» **EXCERPTED DATA**
============

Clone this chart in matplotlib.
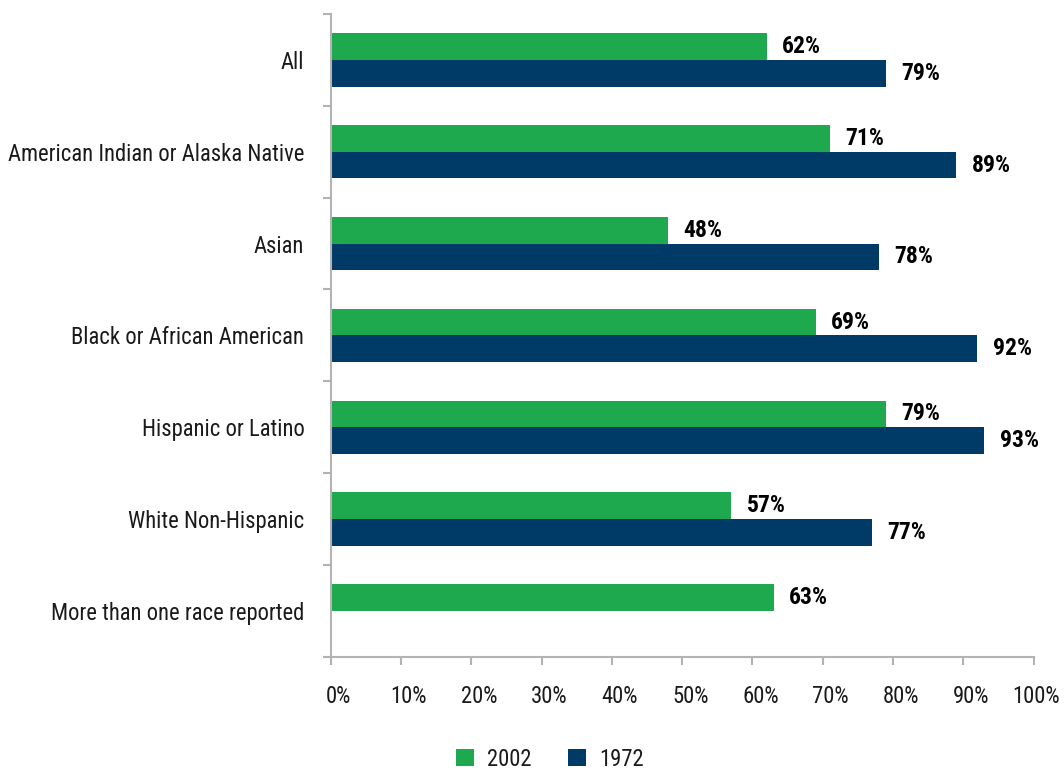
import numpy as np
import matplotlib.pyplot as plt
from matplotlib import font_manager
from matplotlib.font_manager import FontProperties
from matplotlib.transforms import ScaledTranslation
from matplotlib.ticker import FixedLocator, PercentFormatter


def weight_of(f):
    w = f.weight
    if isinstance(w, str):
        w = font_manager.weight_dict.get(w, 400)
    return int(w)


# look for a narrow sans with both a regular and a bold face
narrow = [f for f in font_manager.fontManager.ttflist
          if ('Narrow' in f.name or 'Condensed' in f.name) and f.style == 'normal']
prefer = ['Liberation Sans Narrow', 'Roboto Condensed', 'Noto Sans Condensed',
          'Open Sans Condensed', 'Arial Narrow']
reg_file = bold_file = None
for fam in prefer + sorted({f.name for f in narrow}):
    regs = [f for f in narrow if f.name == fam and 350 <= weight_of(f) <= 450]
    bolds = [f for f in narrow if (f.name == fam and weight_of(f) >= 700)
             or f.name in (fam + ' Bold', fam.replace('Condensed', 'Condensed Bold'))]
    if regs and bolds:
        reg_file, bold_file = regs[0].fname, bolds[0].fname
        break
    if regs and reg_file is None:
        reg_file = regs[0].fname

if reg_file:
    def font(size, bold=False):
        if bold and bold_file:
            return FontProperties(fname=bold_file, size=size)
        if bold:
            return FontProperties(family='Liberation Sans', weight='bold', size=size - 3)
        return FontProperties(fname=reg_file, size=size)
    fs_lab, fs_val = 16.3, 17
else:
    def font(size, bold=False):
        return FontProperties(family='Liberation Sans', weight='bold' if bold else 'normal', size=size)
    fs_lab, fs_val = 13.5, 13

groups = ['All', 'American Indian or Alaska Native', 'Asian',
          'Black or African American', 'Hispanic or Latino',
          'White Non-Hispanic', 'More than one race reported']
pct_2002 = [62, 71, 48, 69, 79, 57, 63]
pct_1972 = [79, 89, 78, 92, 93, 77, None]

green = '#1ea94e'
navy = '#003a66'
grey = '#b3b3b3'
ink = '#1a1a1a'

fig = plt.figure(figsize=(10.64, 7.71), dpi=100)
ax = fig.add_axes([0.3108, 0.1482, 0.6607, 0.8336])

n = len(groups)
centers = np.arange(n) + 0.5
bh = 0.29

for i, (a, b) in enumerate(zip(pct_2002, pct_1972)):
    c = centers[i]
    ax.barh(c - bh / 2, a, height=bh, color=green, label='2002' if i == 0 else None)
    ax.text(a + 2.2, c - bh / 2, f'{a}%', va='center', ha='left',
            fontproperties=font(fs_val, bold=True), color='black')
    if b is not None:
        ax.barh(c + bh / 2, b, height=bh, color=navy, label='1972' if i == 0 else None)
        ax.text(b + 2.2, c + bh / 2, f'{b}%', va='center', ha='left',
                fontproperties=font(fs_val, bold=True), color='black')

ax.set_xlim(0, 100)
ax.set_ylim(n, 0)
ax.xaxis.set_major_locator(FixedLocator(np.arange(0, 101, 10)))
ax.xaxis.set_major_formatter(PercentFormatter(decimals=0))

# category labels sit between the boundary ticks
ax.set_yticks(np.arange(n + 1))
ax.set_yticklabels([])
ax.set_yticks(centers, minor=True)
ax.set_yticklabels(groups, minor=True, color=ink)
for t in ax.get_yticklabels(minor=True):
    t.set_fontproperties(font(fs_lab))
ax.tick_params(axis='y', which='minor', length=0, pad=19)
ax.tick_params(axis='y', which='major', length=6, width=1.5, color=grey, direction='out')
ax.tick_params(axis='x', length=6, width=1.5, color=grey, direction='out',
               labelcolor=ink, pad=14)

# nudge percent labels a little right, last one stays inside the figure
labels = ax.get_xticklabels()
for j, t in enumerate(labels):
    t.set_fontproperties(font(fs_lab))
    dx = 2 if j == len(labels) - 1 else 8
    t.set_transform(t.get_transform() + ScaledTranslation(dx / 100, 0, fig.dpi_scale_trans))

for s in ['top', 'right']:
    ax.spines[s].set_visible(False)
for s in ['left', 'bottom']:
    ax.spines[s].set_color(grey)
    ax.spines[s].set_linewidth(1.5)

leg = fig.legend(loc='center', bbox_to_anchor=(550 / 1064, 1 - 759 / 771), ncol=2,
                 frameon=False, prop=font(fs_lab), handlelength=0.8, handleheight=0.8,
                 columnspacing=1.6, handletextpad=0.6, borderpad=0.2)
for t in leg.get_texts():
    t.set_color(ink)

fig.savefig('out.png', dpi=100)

============

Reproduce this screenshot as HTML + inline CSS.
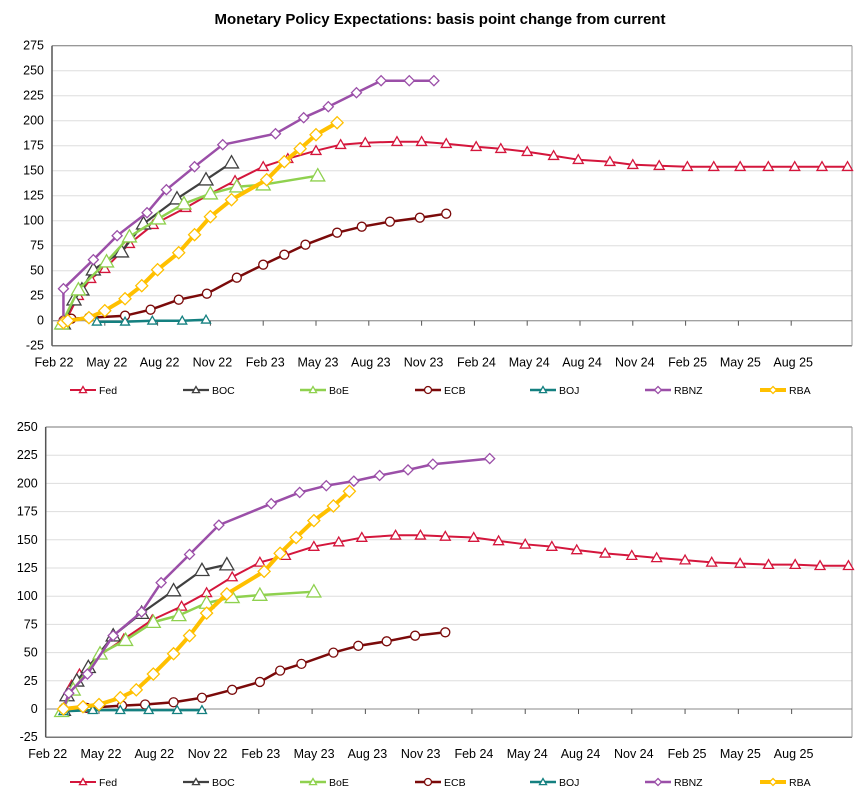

============

» **WHAT IS NEEDED**
Exactly reproduce the stretch that starts at the line containing "Clone this chart in matplotlib." and ends at the line containing "return int(w)", both ends included; leave any pictures out.

» **CORRECT ANSWER**
Clone this chart in matplotlib.
import numpy as np
import matplotlib.pyplot as plt
from matplotlib import font_manager
from matplotlib.font_manager import FontProperties
from matplotlib.transforms import ScaledTranslation
from matplotlib.ticker import FixedLocator, PercentFormatter


def weight_of(f):
    w = f.weight
    if isinstance(w, str):
        w = font_manager.weight_dict.get(w, 400)
    return int(w)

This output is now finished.